İlişkilerde Isınma Sinyalleri
Birçok Arap ve Müslüman ülke, Şam’daki büyükelçiliklerini yeniden açtı; bunlar arasında Suriye krizinde önemli rol oynayan Türkiye de bulunuyor. Türk Dışişleri Bakanı Hakan Fidan, Suriye’nin yeni hükümetini şekillendirmek için kapsayıcı bir siyasi sürecin önemine vurgu yaptı. Anadolu Ajansı’na göre, AB üyesi ülkeler de Şam’daki büyükelçiliklerini yeniden açmayı değerlendirirken gelişmeleri yakından takip ediyor.
Aşırılık Endişeleri
Tartışmalarda, Suriye’nin gelecekteki liderliğinin yapısı konusunda farklı görüşler öne çıktı. Ürdün, BAE ve Lübnan gibi ülkeler, İslamcı grupların olası hâkimiyetine karşı endişelerini dile getirirken, Türkiye, Katar ve Suudi Arabistan’ın HTŞ gibi grupların geçiş hükümetine dahil edilmesine daha açık olduğu gözlemlendi. Bir diplomat, “Dengeli bir yönetim organının oluşumu, Suriye’nin istikrarı ve bölgesel güvenlik için kritik önemdedir” ifadelerini kullandı.
İsrail ve İran
Arap bakanlar, İsrail’in Suriye’deki tampon bölgeye yönelik son askeri müdahalelerini ve çeşitli askeri noktalara düzenlediği hava saldırılarını kınadı. Bu eylemleri uluslararası hukukun ihlali olarak nitelendiren bakanlar, İsrail güçlerinin Suriye topraklarından çekilmesini talep etti.

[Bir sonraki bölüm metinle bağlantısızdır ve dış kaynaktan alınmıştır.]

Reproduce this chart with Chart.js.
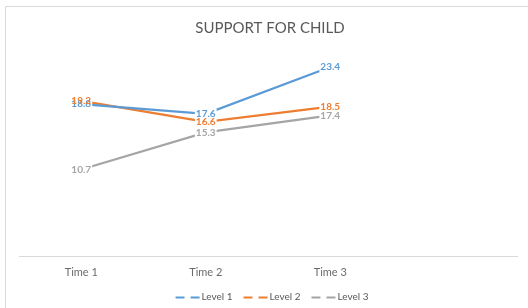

Toplantıda, İran’ın Suriye üzerindeki geçmiş etkisine dair endişeler de ele alındı. Ahmet Şeraa, İran’ın Suriye’deki genişlemesinin engellendiğini, ancak artık istikrarı sağlamak için uluslararası ilişkilerin yönetimine odaklanılması gerektiğini belirtti.
Geleceği Değerlendirmek
Katar Başbakanı ve Dışişleri Bakanı Muhammed bin Abdurrahman bin Casim El Sani, Katar’ın Suriyeli halka desteğini sürdüreceğini vurguladı. “Katar Devleti, Suriyeli kardeşlere ve tüm bölgesel ve uluslararası çabalara destek olma konusunda kararlılığını sürdürecektir” dedi.
Bakanlar, Suriye’nin yeniden inşası ve siyasi geçişini desteklemek için uluslararası toplumla iletişim kurma taahhüdünde bulundu. Suriye’nin barışa ulaşması ve hukukun üstünlüğüne dayalı bir devlet inşa etmesi için güçlü uluslararası iş birliğinin gerekliliğine dikkat çektiler.
Akabe toplantısı, Suriye’nin gelecekteki rotasının tanımlanması için önemli bir adım niteliği taşıyor. Ülkeler, Suriye’nin geçiş süreci üzerindeki pozisyonlarını değerlendirirken, ülkenin toparlanması ve bölgedeki rolü için riskler yüksek olmaya devam ediyor. Liderlerin nihai açıklaması, zorlukları kabul ederek temkinli bir iyimserlik ifade etti: “Artık Suriyeli halkın hak ettiği bir gelecek inşa etme zamanı barış, adalet ve eşitlik dolu bir gelecek.”